Oui bien sûr, cette question existe en dehors du cadre des religions mais bascule aussi très vite vers le dogme. Il se passe pas mal de choses sur le site de Dampierre que l’on pourrait qualifier d’étranges et qui avec un peu de sensibilité pourraient constituer autant d’éléments déclencheurs d’écritures dogmatiques. Cela tisse également une trame narrative à fort potentiel fictionnel qui nous sert pour générer les sessions suivantes. Par exemple, le spectre de la petite fille que nous croisons de temps en temps au niveau -1 a animé notre dernière session de deux mois filmée 24h/24 (tous les rushs n’ont d’ailleurs pas été visionnés), tout comme le renard amorce la prochaine édition. Pour le reste, il faut venir en faire l’expérience…
Penses-tu qu’il soit encore possible pour les artistes de prendre en charge l’existence de leur travail au-delà du rapport aux institutions et au marché ? Les artistes le souhaitent-ils ? Faudrait-il renoncer à l’un pour accéder à l’autre?
Parler d’une volonté commune des artistes me paraît assez compliqué vu l’hétérogénéité du milieu, des pratiques et des objectifs, et l’idée de l’existence d’un travail sans rapport aucun aux institutions ni marché est complexe dans son appréciation. Je ne voudrais pas non plus tomber ici dans l’écueil de la valorisation d’un travail artistique désintéressé, où l’art deviendrait « véritable » une fois débarrassé du système dominant dans lequel il existe, est représenté et transmis. Bien que très séduisante, c’est à mon sens une idée assez simpliste, maintes fois éprouvée et devenue elle-même, dans une quête d’authenticité, un produit du marché. Quant à la possibilité d’exister seul, pour soi, par soi et en soi, cela m’apparaît comme une imposture. Mais je crois fondamentalement que cette « prise en charge » de l’existence du travail artistique doit pouvoir se partager et se déplacer au sein de plusieurs systèmes — qui sont à inventer en parallèle — afin qu’une pensée perdure sans forcément être assujettie au marché et aux institutions.

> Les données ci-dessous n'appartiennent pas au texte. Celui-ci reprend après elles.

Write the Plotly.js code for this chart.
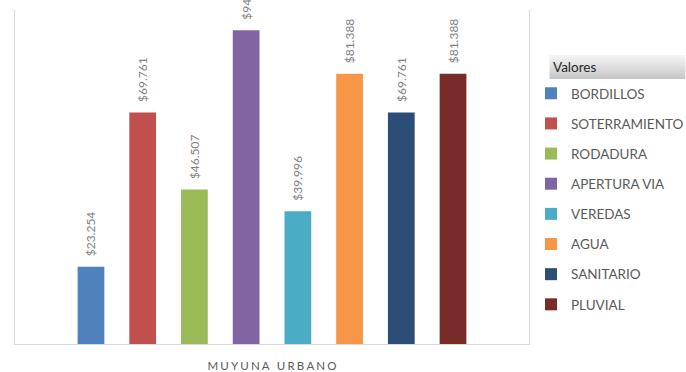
<!DOCTYPE html>
<html>
<head>
<meta charset="utf-8">
<script src="https://cdn.plot.ly/plotly-3.0.1.min.js"></script>
<style>html,body{margin:0;padding:0;background:#fff;}#chart{width:686px;height:372px;}</style>
</head>
<body>
<div id="chart"></div>
<script>
const category = "MUYUNA URBANO";
const categoryLabel = "M\u2009\u200AU\u2009\u200AY\u2009\u200AU\u2009\u200AN\u2009\u200AA\u2009\u2009\u2009\u2009\u2009U\u2009\u200AR\u2009\u200AB\u2009\u200AA\u2009\u200AN\u2009\u200AO";
const legendTitle = "Valores";
const seriesNames = ["BORDILLOS", "SOTERRAMIENTO", "RODADURA", "APERTURA VIA", "VEREDAS", "AGUA", "SANITARIO", "PLUVIAL"];
const seriesValues = [23254, 69761, 46507, 94500, 39996, 81388, 69761, 81388];
const seriesColors = ["#4f81bd", "#c0504d", "#9bbb59", "#8064a2", "#4bacc6", "#f79646", "#2c4d75", "#772c2a"];

const W = 686, H = 372;
const M = {l: 15, r: 156.5, t: 10, b: 28};
const plotH = H - M.t - M.b;
const plotW = W - M.l - M.r;
const py = p => (H - M.b - p) / plotH;
const px = p => (p - M.l) / plotW;

const traces = seriesNames.map((n, i) => ({
  type: "bar",
  name: n,
  legendgroup: "g" + i,
  x: [category],
  y: [seriesValues[i]],
  marker: {color: seriesColors[i]},
  texttemplate: "\u2002\u2009$%{y:,.0f}",
  textposition: "outside",
  textangle: -90,
  constraintext: "none",
  textfont: {family: "Lato, 'Open Sans', sans-serif", size: 12, color: "#7f7f7f"},
  cliponaxis: false,
  hoverinfo: "none"
}));

// header band of legend (gradient)
const shapes = [];
const hTop = 55, hBot = 79, steps = 12;
for (let k = 0; k < steps; k++) {
  const t = k / (steps - 1);
  const c = Math.round(244 - t * (244 - 200));
  shapes.push({
    type: "rect", xref: "paper", yref: "paper", layer: "below",
    x0: px(550), x1: px(686),
    y0: py(hTop + (hBot - hTop) * (k + 1) / steps), y1: py(hTop + (hBot - hTop) * k / steps),
    fillcolor: `rgb(${c},${c},${c})`, line: {width: 0}
  });
}

const layout = {
  width: W, height: H,
  margin: M,
  paper_bgcolor: "#ffffff",
  plot_bgcolor: "#ffffff",
  separators: ",.",
  barmode: "group",
  bargap: 0.195,
  bargroupgap: 0.483,
  showlegend: true,
  font: {family: "Lato, 'Open Sans', sans-serif", color: "#595959"},
  xaxis: {
    type: "category",
    range: [-0.5, 0.5],
    tickvals: [category],
    ticktext: [categoryLabel],
    tickfont: {size: 11.5, color: "#595959"},
    ticklabelstandoff: 11,
    showline: true, linecolor: "#d9d9d9", linewidth: 1,
    ticks: "", showgrid: false, zeroline: false, fixedrange: true
  },
  yaxis: {
    range: [0, 100600],
    showticklabels: false, showgrid: false, zeroline: false,
    showline: true, mirror: true, linecolor: "#d9d9d9", linewidth: 1,
    ticks: "", fixedrange: true
  },
  legend: {
    xref: "container", yref: "container",
    x: 531 / W, y: 1 - 78 / H,
    xanchor: "left", yanchor: "top",
    maxheight: 400,
    bgcolor: "rgba(0,0,0,0)",
    traceorder: "grouped",
    tracegroupgap: 9.6,
    font: {family: "Lato, 'Open Sans', sans-serif", size: 13.5, color: "#595959"},
    itemclick: false, itemdoubleclick: false
  },
  annotations: [{
    text: legendTitle, xref: "paper", yref: "paper",
    x: px(552), y: py(67), xanchor: "left", yanchor: "middle",
    showarrow: false,
    font: {family: "Lato, 'Open Sans', sans-serif", size: 13.5, color: "#262626"}
  }],
  shapes: shapes
};

Plotly.newPlot("chart", traces, layout, {displayModeBar: false, staticPlot: true});
</script>
</body>
</html>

Tu es également à l’origine du projet bermuda, un projet d’ateliers d’artistes basé sur un modèle collaboratif à la frontière franco-suisse. De loin, et si l’on compare les deux projets, on pourrait voir le projet Monstrare Camp comme une version idéaliste et poétique, alors que le projet bermuda semble en être le pendant plus concret et ancré dans le réel (professionnel, économique, etc.). Peux-tu nous présenter bermuda ? Et si connexion il y a, comment le rattaches-tu à l’esprit du Monstrare Camp ? Le considères-tu comme une manière alternative de montrer de l’art ?

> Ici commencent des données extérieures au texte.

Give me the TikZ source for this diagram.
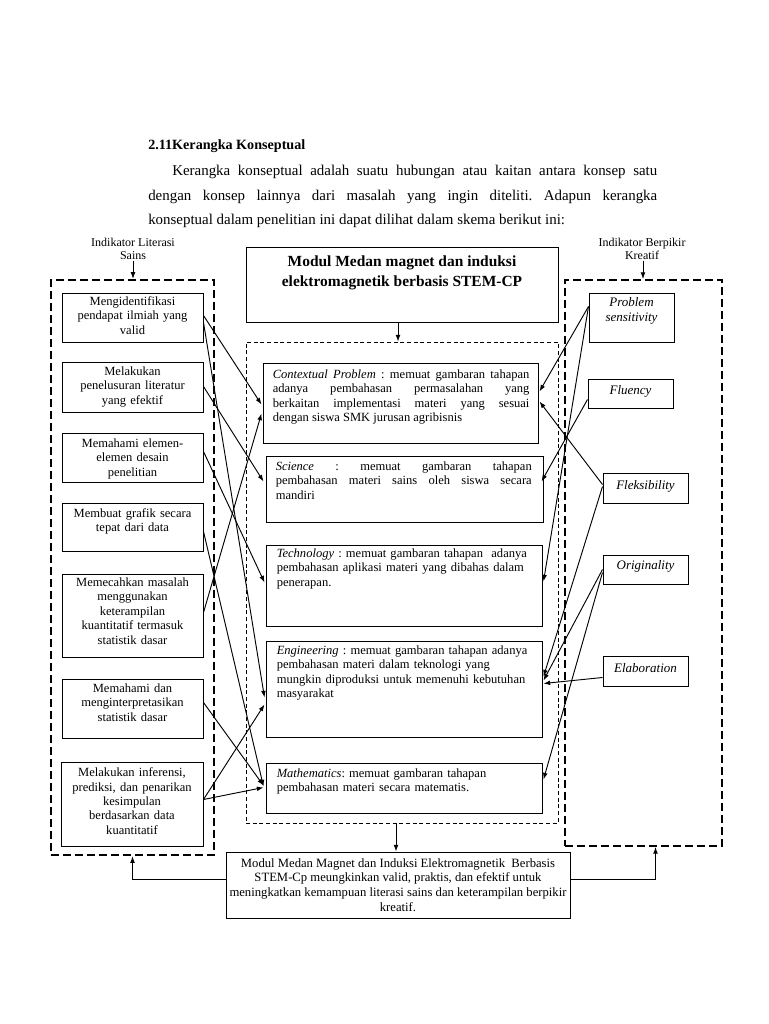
\documentclass[tikz,border=0pt]{standalone}
\usepackage{fontspec}
\setmainfont{Liberation Serif}
\usetikzlibrary{arrows.meta,calc,fit}
\begin{document}
\frenchspacing
\begin{tikzpicture}[x=0.75pt,y=-0.75pt,
  box/.style={draw, line width=0.75pt, inner sep=0pt},
  txt/.style={inner sep=0pt, font=\fontsize{9.4}{10.8}\selectfont},
  rtxt/.style={inner sep=0pt, font=\fontsize{9.75}{11.2}\selectfont\itshape, align=center},
  arr/.style={-{Latex[length=5pt,width=3.6pt]}, line width=0.7pt},
  ldash/.style={draw, line width=1.7pt, dash pattern=on 6pt off 3pt, inner sep=0pt},
  rdash/.style={draw, line width=1.4pt, dash pattern=on 6pt off 3pt, inner sep=0pt},
  mdash/.style={draw, line width=0.7pt, dash pattern=on 3pt off 2pt, inner sep=0pt},
  lab/.style={inner sep=0pt, font=\fontsize{9}{9.2}\selectfont, align=center}
]
\fill[white] (0,0) rectangle (768,1024);
\useasboundingbox (0,0) rectangle (768,1024);

% heading and paragraph
\node[anchor=west, inner sep=0pt, font=\fontsize{10.6}{13}\selectfont\bfseries] (head) at (148,146) {2.11Kerangka Konseptual};
\node[anchor=north west, inner sep=0pt, text width=381.75pt, align=justify, font=\fontsize{11.2}{18.3}\selectfont] (para) at (148,165)
 {\hspace*{18pt}Kerangka konseptual adalah suatu hubungan atau kaitan antara konsep satu\linebreak
  dengan konsep lainnya dari masalah yang ingin diteliti. Adapun kerangka\linebreak
  konseptual dalam penelitian ini dapat dilihat dalam skema berikut ini:};

% dashed containers
\node[ldash, fit={(51,280)(214,855)}] (LD) {};
\node[rdash, fit={(565,280)(722,846)}] (RD) {};
\node[mdash, fit={(246,342)(558,823)}] (MD) {};

% top labels
\node[lab] (labL) at (133,249) {Indikator Literasi\\Sains};
\node[lab] (labR) at (642,249) {Indikator Berpikir\\Kreatif};
\draw[arr] ($(labL.south)+(0,1)$) -- (labL.south |- LD.north);
\draw[arr] ($(labR.south)+(1,1)$) -- ($(labR.south |- RD.north)+(1,0)$);

% top box
\node[box, fit={(246,247)(558,322)}] (TB) {};
\node[inner sep=0pt, anchor=north, align=center, font=\fontsize{11.6}{15}\selectfont\bfseries] (TBt) at ($(TB.north)+(0,9)$)
 {Modul Medan magnet dan induksi\\elektromagnetik berbasis STEM-CP};
\draw[arr] ($(TB.south)+(-4,0)$) -- ($(MD.north)+(-4,0)$);

% left boxes
\node[box, fit={(62,293)(203,342)}] (L1) {};
\node[box, fit={(62,362)(203,412)}] (L2) {};
\node[box, fit={(62,433)(203,482)}] (L3) {};
\node[box, fit={(62,503)(203,551)}] (L4) {};
\node[box, fit={(62,574)(203,657)}] (L5) {};
\node[box, fit={(62,679)(203,738)}] (L6) {};
\node[box, fit={(61,762)(203,846)}] (L7) {};
\node[txt, anchor=north, align=center, text width=100pt] (L1t) at ($(L1.north)+(0,4)$) {Mengidentifikasi\\pendapat ilmiah yang\\valid};
\node[txt, anchor=north, align=center, text width=100pt] (L2t) at ($(L2.north)+(0,5)$) {Melakukan\\penelusuran literatur\\yang efektif};
\node[txt, anchor=north, align=center, text width=100pt] (L3t) at ($(L3.north)+(0,6)$) {Memahami elemen-\\elemen desain\\penelitian};
\node[txt, anchor=north, align=center, text width=100pt] (L4t) at ($(L4.north)+(0,6)$) {Membuat grafik secara\\tepat dari data};
\node[txt, anchor=north, align=center, text width=100pt] (L5t) at ($(L5.north)+(0,4)$) {Memecahkan masalah\\menggunakan\\keterampilan\\kuantitatif termasuk\\statistik dasar};
\node[txt, anchor=north, align=center, text width=100pt] (L6t) at ($(L6.north)+(0,5)$) {Memahami dan\\menginterpretasikan\\statistik dasar};
\node[txt, anchor=north, align=center, text width=104pt] (L7t) at ($(L7.north)+(0,6)$) {Melakukan inferensi,\\prediksi, dan penarikan\\kesimpulan\\berdasarkan data\\kuantitatif};

% middle boxes
\node[box, fit={(263,363)(538,443)}] (M1) {};
\node[box, fit={(266,456)(543,522)}] (M2) {};
\node[box, fit={(266,545)(542,626)}] (M3) {};
\node[box, fit={(266,641)(542,737)}] (M4) {};
\node[box, fit={(266,763)(542,813)}] (M5) {};
\node[txt, anchor=north west, align=justify, text width=192.5pt] (M1t) at ($(M1.north west)+(10,7)$)
 {\textit{Contextual Problem} : memuat gambaran tahapan\linebreak adanya pembahasan permasalahan yang\linebreak berkaitan implementasi materi yang sesuai\linebreak dengan siswa SMK jurusan agribisnis};
\node[txt, anchor=north west, align=justify, text width=192pt] (M2t) at ($(M2.north west)+(10,6)$)
 {\textit{Science} : memuat gambaran tahapan\linebreak pembahasan materi sains oleh siswa secara\linebreak mandiri};
\node[txt, anchor=north west, align=left, text width=200pt] (M3t) at ($(M3.north west)+(11,4)$)
 {\textit{Technology} : memuat gambaran tahapan\ \ adanya\\pembahasan aplikasi materi yang dibahas dalam\\penerapan.};
\node[txt, anchor=north west, align=left, text width=200pt] (M4t) at ($(M4.north west)+(11,5)$)
 {\textit{Engineering} : memuat gambaran tahapan adanya\\pembahasan materi dalam teknologi yang\\mungkin diproduksi untuk memenuhi kebutuhan\\masyarakat};
\node[txt, anchor=north west, align=left, text width=200pt] (M5t) at ($(M5.north west)+(11,6)$)
 {\textit{Mathematics}: memuat gambaran tahapan\\pembahasan materi secara matematis.};

% right boxes
\node[box, fit={(589,293)(674,342)}] (R1) {};
\node[box, fit={(588,379)(673,408)}] (R2) {};
\node[box, fit={(603,473)(688,503)}] (R3) {};
\node[box, fit={(603,555)(688,584)}] (R4) {};
\node[box, fit={(603,656)(688,686)}] (R5) {};
\node[rtxt] (R1t) at ($(R1.center)+(0,-7)$) {Problem\\sensitivity};
\node[rtxt] (R2t) at ($(R2.center)+(0,-2)$) {Fluency};
\node[rtxt] (R3t) at ($(R3.center)+(0,-2)$) {Fleksibility};
\node[rtxt] (R4t) at ($(R4.center)+(0,-3)$) {Originality};
\node[rtxt] (R5t) at ($(R5.center)+(0,-3)$) {Elaboration};

% left connectors
\draw[arr] ($(L1.north east)+(0,23)$) -- ($(M1.north west)+(-1,42)$);
\draw[arr] ($(L1.north east)+(0,30)$) -- ($(M4.north west)+(-1,57)$);
\draw[arr] ($(L2.north east)+(0,25)$) -- ($(M2.north west)+(-2,26)$);
\draw[arr] ($(L3.north east)+(0,19)$) -- ($(M3.north west)+(-1,38)$);
\draw[arr] ($(L4.north east)+(0,29)$) -- ($(M5.north west)+(-2,24)$);
\draw[arr] ($(L5.north east)+(0,39)$) -- ($(M1.north west)+(-1,51)$);
\draw[arr] ($(L6.north east)+(0,24)$) -- ($(M5.north west)+(-2,23)$);
\draw[arr] ($(L7.north east)+(0,38)$) -- ($(M4.north west)+(-1,64)$);
\draw[arr] ($(L7.north east)+(0,38)$) -- ($(M5.north west)+(-2,25)$);

% right connectors
\draw[arr] ($(R1.north west)+(0,14)$) -- ($(M1.north east)+(1,29)$);
\draw[arr] ($(R1.north west)+(0,14)$) -- ($(M3.north east)+(1,37)$);
\draw[arr] ($(R2.north west)+(0,21)$) -- ($(M2.north east)+(-2,26)$);
\draw[arr] ($(R3.north west)+(0,12)$) -- ($(M1.north east)+(1,39)$);
\draw[arr] ($(R3.north west)+(0,14)$) -- ($(M4.north east)+(1,36)$);
\draw[arr] ($(R4.north west)+(0,15)$) -- ($(M4.north east)+(1,40)$);
\draw[arr] ($(R4.north west)+(0,18)$) -- ($(M5.north east)+(1,17)$);
\draw[arr] ($(R5.north west)+(0,22)$) -- ($(M4.north east)+(1,43)$);

% bottom box
\node[box, fit={(226,852)(570,918)}] (BB) {};
\node[inner sep=0pt, align=center, font=\fontsize{9.5}{11}\selectfont] (BBt) at ($(BB.center)+(0,0)$)
 {Modul Medan Magnet dan Induksi Elektromagnetik\ \ Berbasis\\STEM-Cp meungkinkan valid, praktis, dan efektif untuk\\meningkatkan kemampuan literasi sains dan keterampilan berpikir\\kreatif.};
\draw[arr] ($(MD.south)+(-6,0)$) -- ($(MD.south |- BB.north)+(-6,0)$);
\draw[arr] ($(BB.north west)+(0,28)$) -| (LD.south);
\draw[arr] ($(BB.north east)+(0,28)$) -| ($(RD.south)+(12,0)$);
\end{tikzpicture}
\end{document}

Il n’y aurait sans doute pas eu le projet bermuda sans le Monstrare Camp. Autant par sa pensée communautaire que par l’équipe qui en est à l’initiative. Tous ont séjourné à Dampierre et certains s’y sont même rencontrés. Nous nous associons à huit (cinq artistes, une curatrice, un architecte et un programmeur) afin d’acquérir un terrain et d’y construire un bâtiment qui s’organisera en grappe. Le dessin est en cours et dépend de notre enveloppe budgétaire finale, l’idée étant d’élever un certain nombre de modules qui s’agencent autour d’une place centrale tel un village. On y trouvera des ateliers techniques équipés ouverts au public, des ateliers individuels, un lieu de résidence, des espaces de vie communs, ainsi que des espaces polyvalents pouvant accueillir tant des conférences et du co-working que l’assemblage d’une grosse pièce. Le bâtiment sera ouvert au public sur ses 2/3, le dernier tiers étant les espaces de travail des huit associés. Plus qu’une alternative à montrer de l’art, le projet a pour ambition de repenser la production, la transmission et la monstration par un modèle collaboratif et autonome. L’idée est également de trouver le moyen de pérenniser des pratiques artistiques fragiles économiquement et de soutenir la production. Nous tentons, à toutes les phases du projet de re-questionner les systèmes complexes dans lesquels un tel projet nous amène, du montage juridique au financement en passant par la conception architecturale, le mode de construction et la vie du projet une fois construit. Au cœur de bermuda on retrouve les notions d’autonomie et de partage, de pratiques et de réflexions artistiques et de transmission avec un soupçon de schizophrénie. Le chantier devrait débuter en septembre 2017 pour une ouverture prévue l’été suivant. C’est effectivement un pendant plus complexe d’un point de vue juridique et économique mais ces deux initiatives, le Monstrare Camp comme bermuda, sont à percevoir depuis leur nature endémique, en ce sens que par leurs formes, fonctions et processus de création, elles sont des réponses d’artistes à leurs environnements.